The film is conceived in terms of a number of binaries: two families, a rigidly patriarchal Greek family and a rock music collective with its own sort of patriarch; classical music and pop music, which join hands in the climax; a "perfect couple" of two decidedly imperfect, non-glamorous people, and a near-silent "imperfect couple" of two glamor-pusses, whose path repeatedly crosses that of the perfect couple, but in ways that only the audience perceives. (The perfect couple meets through a video dating service that is a direct precursor to the Internet dating services of our own day; that lends the film an oddly contemporary touch.)

The rock music collective, Keeping 'Em Off the Streets, co-formed by Altman collaborator Allan Nicholls, actually existed and concertized a couple of times, but failed to win a recording contract. (The movie soundtrack was apparently preserved on Altman's own Lion's Gate label; I am conducting a search for the record.) As others have noted, the music is quite delightful, and rather difficult to pigeonhole, with rock, pop, jazz, and theater music elements. There are a lot of musicians, a lot of singers, even a dog just hanging around, in somewhat elaborate and rather magical spaces (courtesy of master designer Leon Ericksen), and the musical numbers seem to emerge from the ambiance. The film is very driven by the songs.

Adding to the flavor of A Perfect Couple is a remarkably casual- positive attitude toward several gay and lesbian characters, so much so that Vito Russo singled the film out in his book The Celluloid Closet as being "special" for its era in its recognition of a "happy, well-adjusted" lesbian couple as a "family."

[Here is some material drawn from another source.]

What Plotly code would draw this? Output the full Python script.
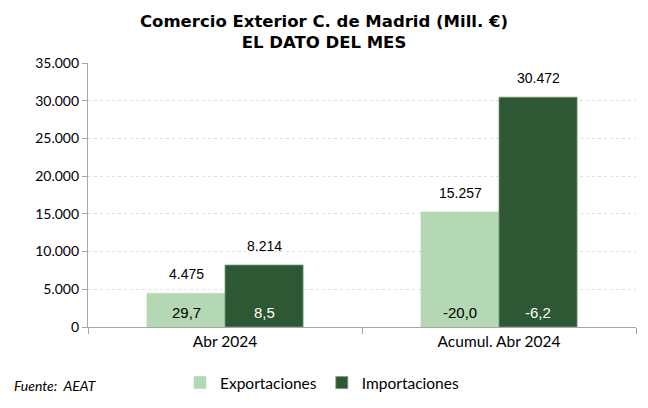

In the lead roles, Paul Dooley is remarkably winning, and Marta Heflin has a mysterious, somewhat withdrawn quality that suddenly announces itself forcefully in her one solo number, "Won't Somebody Care", which is also one of the great musical sequences in all of movies, if you ask me -- right up there with Keith Carradine's "I'm Easy" in Nashville.

The next forgotten Altman film that needs to be rehabilitated is H.E.A.L.T.H., which Helene Keyssar praises most interestingly in her book Robert Altman's America. I saw it only once many years ago and am eager to see it again.

POSTSCRIPT: You can listen to the music here, but I recommend seeing the film first. The songs are more fun to listen to once the visual context is in your memory bank:

http://www.selvan.com/pcmain.shtml

I still haven't found the soundtrack album, although, interestingly, an Italian issue of the album did show up on Ebay a while back.

UPDATE (5/3/2009): I did eventually score a copy of the album, at a reasonable price on Ebay (since no one else cares), unplayed in mint condition. I think it must be very rare; it probably had microscopic distribution to non-existent demand. My cat Claire seems entranced by the music.